Attempting to find “a good God in an evil world,” Dr. William Dembski, mathematician, philosopher, prolific author and leader in the Intelligent Design movement, presents this effort to reconcile the goodness of God in which we believe with a fallen world which we see. Though there be nothing novel in the attempt, the tack which he takes will be new to many: Dembski asserts that all evil in the world’s history traces back to the sin of Adam and Eve, even the violence, destruction and death that possibly proceeded their creation by billions of years.
Dembski, a theistic evolutionist, suggests a scenario that allows for the prior effects of humanity’s first sin much as the cross had efficacious prior effects for those who believed God before the crucifixion of Christ. Since God is not bound by time these things are not actually prior, but appear so to those of us who cannot see all things as present tense. “God can act retroactively, anticipating what from our vantage are present and future events,” he writes. From God’s view introducing natural evil into creation as a prior-result of sin is logical, even necessary, Dembski argues, for humanity to see the fullness of sin’s depravity. That is, that sin’s effects are so far reaching and so complete that all of creation was affected before sin was even introduced in actual history by the most prominent players.
He bases his view on two realities of time mentioned in scripture: kairos and chronos. Dembski introduces the concept citing Paul Tillich,
[Kairos describes] the feeling that the time [is] ripe, mature, prepared. It is a Greek word which, again, witness to the richness of the Greek language and the poverty of modern languages in comparison with it. We have only the one word “time.” The Greeks had two words: chronos (still used in “chronology,” “chronometer,” etc.): it is clock time, time which is measured. Then there is the word kairos, which is not the quantitative time of the watch, but is the qualitative time of the occasion: the “right” time.

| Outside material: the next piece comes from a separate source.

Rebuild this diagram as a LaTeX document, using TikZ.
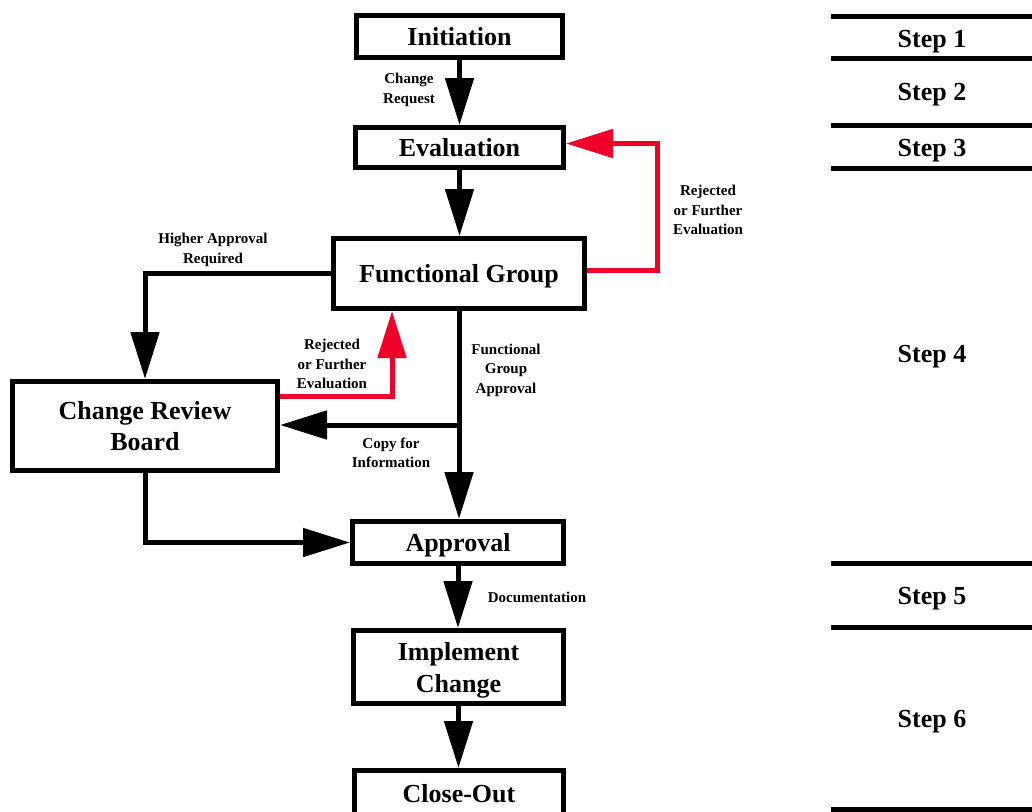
\documentclass[tikz,border=0pt]{standalone}
\usepackage{fontspec}
\setmainfont{Liberation Serif}
\usetikzlibrary{arrows.meta,calc}
\definecolor{rejred}{RGB}{240,0,40}
\tikzset{
  box/.style={draw, line width=5pt, inner sep=0pt, align=center,
    font=\bfseries\fontsize{26}{31}\selectfont},
  oneline/.style={text height=18pt, text depth=0pt},
  note/.style={inner sep=0pt, align=center,
    font=\bfseries\fontsize{15}{19.5}\selectfont},
  steplabel/.style={inner sep=0pt, anchor=base, font=\bfseries\fontsize{26}{31}\selectfont},
  flow/.style={line width=5pt, -{Triangle[length=47pt,width=28pt]}},
  backflow/.style={flow, draw=rejred},
  rule/.style={line width=5pt},
}
\begin{document}
\begin{tikzpicture}[x=1pt,y=-1pt]
\useasboundingbox (0,0) rectangle (1032,811);

% process boxes
\node[box, oneline, minimum width=206pt, minimum height=42pt] (init)  at (459.5,36.5) {Initiation};
\node[box, oneline, minimum width=208pt, minimum height=40pt] (eval)  at (459.5,147.5) {Evaluation};
\node[box, oneline, minimum width=251pt, minimum height=70pt] (fg)    at (459,273.5) {Functional Group};
\node[box, minimum width=265pt, minimum height=89pt] (crb)   at (145,426) {Change Review\\Board};
\node[box, oneline, minimum width=211pt, minimum height=42pt] (appr)  at (458,542.5) {Approval};
\node[box, text height=51pt, text depth=0pt, minimum width=210pt, minimum height=73pt,
      font=\bfseries\fontsize{26}{32}\selectfont] (impl)  at (458.5,667) {Implement\\Change};
\node[box, oneline, minimum width=209pt, minimum height=45pt] (close) at (459,793) {Close-Out};

% main flow
\draw[flow] (init.south) -- (init.south |- eval.north);
\draw[flow] (eval.south) -- (eval.south |- fg.north);
\draw[flow] (fg.south) -- (fg.south |- appr.north);
\draw[flow] (appr.south) -- (appr.south |- impl.north);
\draw[flow] (impl.south) -- (impl.south |- close.north);

% escalation to the review board
\draw[flow] (fg.west) -| (crb.north);
\coordinate (branch) at ($(fg.south)+(0,114)$);
\draw[flow] (branch) -- (branch -| crb.east);
\draw[flow] (crb.south) |- (appr.west);

% rejection loops
\draw[backflow] ([yshift=30pt]crb.east) -| ([xshift=-67pt]fg.south);
\draw[backflow] ([yshift=3pt]fg.east) -- ++(70,0) |- ([yshift=4pt]eval.east);

% connector labels
\node[note] at (409,90) {Change\\Request};
\node[note] at (213,250) {Higher Approval\\Required};
\node[note] at (332,364) {Rejected\\or Further\\Evaluation};
\node[note] at (506,370) {Functional\\Group\\Approval};
\node[note] at (391,453) {Copy for\\Information};
\node[note] at (537,597) {Documentation};
\node[note] at (708,210) {Rejected\\or Further\\Evaluation};

% step column
\foreach \yy in {16,58.5,125.5,168.5,563,627.5,809}
  \draw[rule] (831,\yy) -- (1032,\yy);
\node[steplabel] (s1) at (932,47.5)  {Step 1};
\node[steplabel] (s2) at (932,100.5) {Step 2};
\node[steplabel] (s3) at (932,156.5) {Step 3};
\node[steplabel] (s4) at (932,362.5) {Step 4};
\node[steplabel] (s5) at (932,604.5) {Step 5};
\node[steplabel] (s6) at (932,727.5) {Step 6};
\end{tikzpicture}
\end{document}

Dembski himself then elaborates,
The distinction between chronos and kairos can be understood in light of the New Testament distinction between the visible realm (i.e., the physical world or kosmos and the invisible realm (i.e., the heavenly world or ouranos. Time operates differently in these two realms. According to the apostle Paul, “the things which are seen are temporal; but th ethings which are not seen are eternal” (2 Cor. 4:18). The visible realm thus operates according to chronos, the simple passage of time. But the invisible realm, in which God resides, operates according to kairos, the ordering of reality according the divine purposes.
Notable for many Christians will be Dembski’s treatment of “young-earth creationism” in Part Two. In a strong rebuke he writes (p. 61),
“Uniformitarianism” is always a dirty word for young-earth creationists in such discussions, signifying an unwillingness by the scientific community to question the constancy of nature and thus to make room for a young earth. When young-earth creationists challenge uniformitarianism, they seem less interested in understanding nature on its own terms than in devising loopholes to support an otherwise untenable position.
Dembski admits in his introduction that the context of the book is our current “mental environment…the surrounding climate of ideas by which we make sense of the world.” How this might differ from the more commonly used worldview, the declines to say. He does, however, note that our mental environment includes the issues of New Atheism and its proponents: Dawkins, Hitchens and Harris. In a telling corollary, Dembski quotes Richard Dawkins,
I think a case can be made that faith is one of the world’s great evils, comparable to the smallpox virus but harder to eradicate.
then proceeds to link a decades old, but chillingly similar statement
The reason why the ancient world was so pure, light, and serene was that it knew nothing of the two great scourges: the pox and Christianity.
which was made by none other than Adolf Hitler.
Dembski’s effort, if not wholly convincing, is certainly a thought provoking effort and worthy of a read of any Christian who desires to engage unbelievers in our current mental environment.